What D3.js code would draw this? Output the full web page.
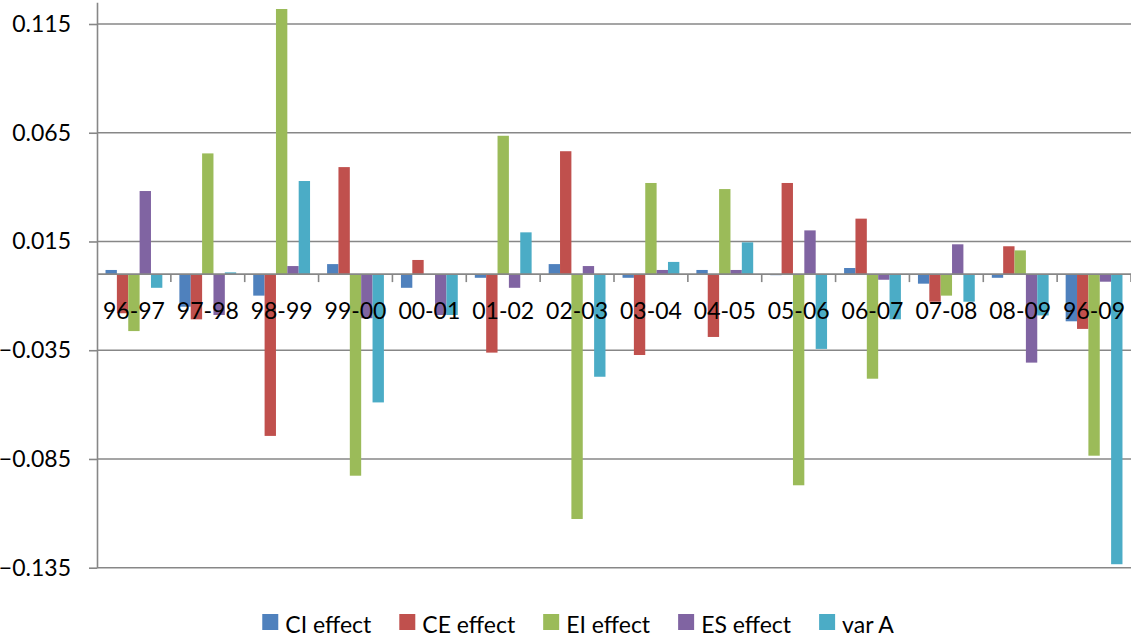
<!DOCTYPE html>
<html>
<head>
<meta charset="utf-8">
<script src="https://cdn.jsdelivr.net/npm/d3@7/dist/d3.min.js"></script>
<style>
  html, body { margin: 0; padding: 0; background: #fff; }
  svg { display: block; font-family: Lato, "Open Sans", sans-serif; }
</style>
</head>
<body>
<svg id="chart" width="1131" height="640"></svg>
<script>
// Periods on the category axis
const periods = ["96-97", "97-98", "98-99", "99-00", "00-01", "01-02", "02-03",
                 "03-04", "04-05", "05-06", "06-07", "07-08", "08-09", "96-09"];

// Series names and colours
const seriesNames = ["CI effect", "CE effect", "EI effect", "ES effect", "var A"];
const seriesColors = ["#4F81BD", "#C0504D", "#9BBB59", "#8064A2", "#4BACC6"];

// Effect values per period
const ciEffect = [0.0019, -0.0150, -0.0099, 0.0046, -0.0063, -0.0017, 0.0046,
                  -0.0017, 0.0019, -0.0005, 0.0028, -0.0044, -0.0017, -0.0217];
const ceEffect = [-0.0180, -0.0208, -0.0744, 0.0492, 0.0065, -0.0361, 0.0565,
                  -0.0372, -0.0289, 0.0419, 0.0255, -0.0127, 0.0128, -0.0252];
const eiEffect = [-0.0262, 0.0555, 0.1219, -0.0927, -0.0004, 0.0636, -0.1126,
                  0.0419, 0.0391, -0.0971, -0.0481, -0.0099, 0.0109, -0.0835];
const esEffect = [0.0382, -0.0188, 0.0037, -0.0203, -0.0188, -0.0063, 0.0037,
                  0.0019, 0.0019, 0.0201, -0.0026, 0.0137, -0.0407, -0.0035];
const varA     = [-0.0063, 0.0008, 0.0428, -0.0590, -0.0188, 0.0192, -0.0472,
                  0.0056, 0.0146, -0.0344, -0.0208, -0.0127, -0.0190, -0.1334];

// Value axis
const yTicks = [-0.135, -0.085, -0.035, 0.015, 0.065, 0.115];
const yMin = -0.135, yMax = 0.125;

const seriesValues = [ciEffect, ceEffect, eiEffect, esEffect, varA];

const svg = d3.select("#chart");
const plot = { left: 97, right: 1131, top: 2.25, bottom: 567.7 };
const gridColor = "#878787";
const fontSize = 23;

const x = d3.scaleBand().domain(periods).range([plot.left, plot.right]).padding(0);
const xs = d3.scaleBand().domain(seriesNames).range([0, x.bandwidth()])
  .paddingInner(0).paddingOuter(0.75);
const y = d3.scaleLinear().domain([yMin, yMax]).range([plot.bottom, plot.top]);

// Horizontal gridlines
svg.append("g").selectAll("line").data(yTicks).join("line")
  .attr("x1", plot.left).attr("x2", plot.right)
  .attr("y1", d => y(d)).attr("y2", d => y(d))
  .attr("stroke", gridColor).attr("stroke-width", 1.6);

// Bars
const rows = periods.map((p, i) => ({
  period: p,
  values: seriesNames.map((s, k) => ({ series: s, k, value: seriesValues[k][i] }))
}));

const groups = svg.append("g").selectAll("g").data(rows).join("g")
  .attr("transform", d => `translate(${x(d.period)},0)`);

groups.selectAll("rect").data(d => d.values).join("rect")
  .attr("x", d => xs(d.series))
  .attr("width", xs.bandwidth())
  .attr("y", d => y(Math.max(0, d.value)))
  .attr("height", d => Math.abs(y(d.value) - y(0)))
  .attr("fill", d => seriesColors[d.k]);

// Value axis
const yAxis = svg.append("g").attr("transform", `translate(${plot.left},0)`)
  .call(d3.axisLeft(y).tickValues(yTicks).tickFormat(d3.format(".3f"))
    .tickSizeInner(8).tickSizeOuter(0).tickPadding(18));
yAxis.select(".domain").attr("stroke", gridColor).attr("stroke-width", 1.6);
yAxis.selectAll(".tick line").attr("stroke", gridColor).attr("stroke-width", 1.6);
yAxis.selectAll(".tick text")
  .attr("fill", "#000")
  .style("font-size", fontSize + "px")
  .style("font-family", "Lato, 'Open Sans', sans-serif");

// Category axis along zero
const xAxisG = svg.append("g");
xAxisG.append("line")
  .attr("x1", plot.left).attr("x2", plot.right)
  .attr("y1", y(0)).attr("y2", y(0))
  .attr("stroke", gridColor).attr("stroke-width", 1.6);
xAxisG.selectAll("line.tick").data(periods).join("line")
  .attr("class", "tick")
  .attr("x1", d => x(d) + x.bandwidth()).attr("x2", d => x(d) + x.bandwidth())
  .attr("y1", y(0)).attr("y2", y(0) + 8)
  .attr("stroke", gridColor).attr("stroke-width", 1.6);
xAxisG.selectAll("text").data(periods).join("text")
  .attr("x", d => x(d) + x.bandwidth() / 2)
  .attr("y", y(0) + 45)
  .attr("text-anchor", "middle")
  .attr("fill", "#000")
  .style("font-size", fontSize + "px")
  .text(d => d);

// Legend
const legend = svg.append("g");
const items = legend.selectAll("g").data(seriesNames).join("g");
items.append("rect")
  .attr("width", 16).attr("height", 16).attr("y", 614)
  .attr("fill", (d, i) => seriesColors[i]);
items.append("text")
  .attr("x", 23).attr("y", 633)
  .attr("fill", "#000")
  .style("font-size", fontSize + "px")
  .text(d => d);

let cursor = 0;
const offsets = [];
items.each(function () {
  const w = d3.select(this).select("text").node().getComputedTextLength();
  offsets.push(cursor);
  cursor += 23 + w + 28;
});
const totalWidth = cursor - 28;
const legendStart = 578 - totalWidth / 2;
items.attr("transform", (d, i) => `translate(${legendStart + offsets[i]},0)`);
</script>
</body>
</html>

◆ ◆ ◆ ◆ ◆

- _REQUEST_
Leave out the pictures and reproduce the rest of the listing exactly.

- _EXERCISE OUTPUT_
What D3.js code would draw this? Output the full web page.
<!DOCTYPE html>
<html>
<head>
<meta charset="utf-8">
<script src="https://cdn.jsdelivr.net/npm/d3@7/dist/d3.min.js"></script>
<style>
  html, body { margin: 0; padding: 0; background: #fff; }
  svg { display: block; font-family: Lato, "Open Sans", sans-serif; }
</style>
</head>
<body>
<svg id="chart" width="1131" height="640"></svg>
<script>
// Periods on the category axis
const periods = ["96-97", "97-98", "98-99", "99-00", "00-01", "01-02", "02-03",
                 "03-04", "04-05", "05-06", "06-07", "07-08", "08-09", "96-09"];

// Series names and colours
const seriesNames = ["CI effect", "CE effect", "EI effect", "ES effect", "var A"];
const seriesColors = ["#4F81BD", "#C0504D", "#9BBB59", "#8064A2", "#4BACC6"];

// Effect values per period
const ciEffect = [0.0019, -0.0150, -0.0099, 0.0046, -0.0063, -0.0017, 0.0046,
                  -0.0017, 0.0019, -0.0005, 0.0028, -0.0044, -0.0017, -0.0217];
const ceEffect = [-0.0180, -0.0208, -0.0744, 0.0492, 0.0065, -0.0361, 0.0565,
                  -0.0372, -0.0289, 0.0419, 0.0255, -0.0127, 0.0128, -0.0252];
const eiEffect = [-0.0262, 0.0555, 0.1219, -0.0927, -0.0004, 0.0636, -0.1126,
                  0.0419, 0.0391, -0.0971, -0.0481, -0.0099, 0.0109, -0.0835];
const esEffect = [0.0382, -0.0188, 0.0037, -0.0203, -0.0188, -0.0063, 0.0037,
                  0.0019, 0.0019, 0.0201, -0.0026, 0.0137, -0.0407, -0.0035];
const varA     = [-0.0063, 0.0008, 0.0428, -0.0590, -0.0188, 0.0192, -0.0472,
                  0.0056, 0.0146, -0.0344, -0.0208, -0.0127, -0.0190, -0.1334];

// Value axis
const yTicks = [-0.135, -0.085, -0.035, 0.015, 0.065, 0.115];
const yMin = -0.135, yMax = 0.125;

const seriesValues = [ciEffect, ceEffect, eiEffect, esEffect, varA];

const svg = d3.select("#chart");
const plot = { left: 97, right: 1131, top: 2.25, bottom: 567.7 };
const gridColor = "#878787";
const fontSize = 23;

const x = d3.scaleBand().domain(periods).range([plot.left, plot.right]).padding(0);
const xs = d3.scaleBand().domain(seriesNames).range([0, x.bandwidth()])
  .paddingInner(0).paddingOuter(0.75);
const y = d3.scaleLinear().domain([yMin, yMax]).range([plot.bottom, plot.top]);

// Horizontal gridlines
svg.append("g").selectAll("line").data(yTicks).join("line")
  .attr("x1", plot.left).attr("x2", plot.right)
  .attr("y1", d => y(d)).attr("y2", d => y(d))
  .attr("stroke", gridColor).attr("stroke-width", 1.6);

// Bars
const rows = periods.map((p, i) => ({
  period: p,
  values: seriesNames.map((s, k) => ({ series: s, k, value: seriesValues[k][i] }))
}));

const groups = svg.append("g").selectAll("g").data(rows).join("g")
  .attr("transform", d => `translate(${x(d.period)},0)`);

groups.selectAll("rect").data(d => d.values).join("rect")
  .attr("x", d => xs(d.series))
  .attr("width", xs.bandwidth())
  .attr("y", d => y(Math.max(0, d.value)))
  .attr("height", d => Math.abs(y(d.value) - y(0)))
  .attr("fill", d => seriesColors[d.k]);

// Value axis
const yAxis = svg.append("g").attr("transform", `translate(${plot.left},0)`)
  .call(d3.axisLeft(y).tickValues(yTicks).tickFormat(d3.format(".3f"))
    .tickSizeInner(8).tickSizeOuter(0).tickPadding(18));
yAxis.select(".domain").attr("stroke", gridColor).attr("stroke-width", 1.6);
yAxis.selectAll(".tick line").attr("stroke", gridColor).attr("stroke-width", 1.6);
yAxis.selectAll(".tick text")
  .attr("fill", "#000")
  .style("font-size", fontSize + "px")
  .style("font-family", "Lato, 'Open Sans', sans-serif");

// Category axis along zero
const xAxisG = svg.append("g");
xAxisG.append("line")
  .attr("x1", plot.left).attr("x2", plot.right)
  .attr("y1", y(0)).attr("y2", y(0))
  .attr("stroke", gridColor).attr("stroke-width", 1.6);
xAxisG.selectAll("line.tick").data(periods).join("line")
  .attr("class", "tick")
  .attr("x1", d => x(d) + x.bandwidth()).attr("x2", d => x(d) + x.bandwidth())
  .attr("y1", y(0)).attr("y2", y(0) + 8)
  .attr("stroke", gridColor).attr("stroke-width", 1.6);
xAxisG.selectAll("text").data(periods).join("text")
  .attr("x", d => x(d) + x.bandwidth() / 2)
  .attr("y", y(0) + 45)
  .attr("text-anchor", "middle")
  .attr("fill", "#000")
  .style("font-size", fontSize + "px")
  .text(d => d);

// Legend
const legend = svg.append("g");
const items = legend.selectAll("g").data(seriesNames).join("g");
items.append("rect")
  .attr("width", 16).attr("height", 16).attr("y", 614)
  .attr("fill", (d, i) => seriesColors[i]);
items.append("text")
  .attr("x", 23).attr("y", 633)
  .attr("fill", "#000")
  .style("font-size", fontSize + "px")
  .text(d => d);

let cursor = 0;
const offsets = [];
items.each(function () {
  const w = d3.select(this).select("text").node().getComputedTextLength();
  offsets.push(cursor);
  cursor += 23 + w + 28;
});
const totalWidth = cursor - 28;
const legendStart = 578 - totalWidth / 2;
items.attr("transform", (d, i) => `translate(${legendStart + offsets[i]},0)`);
</script>
</body>
</html>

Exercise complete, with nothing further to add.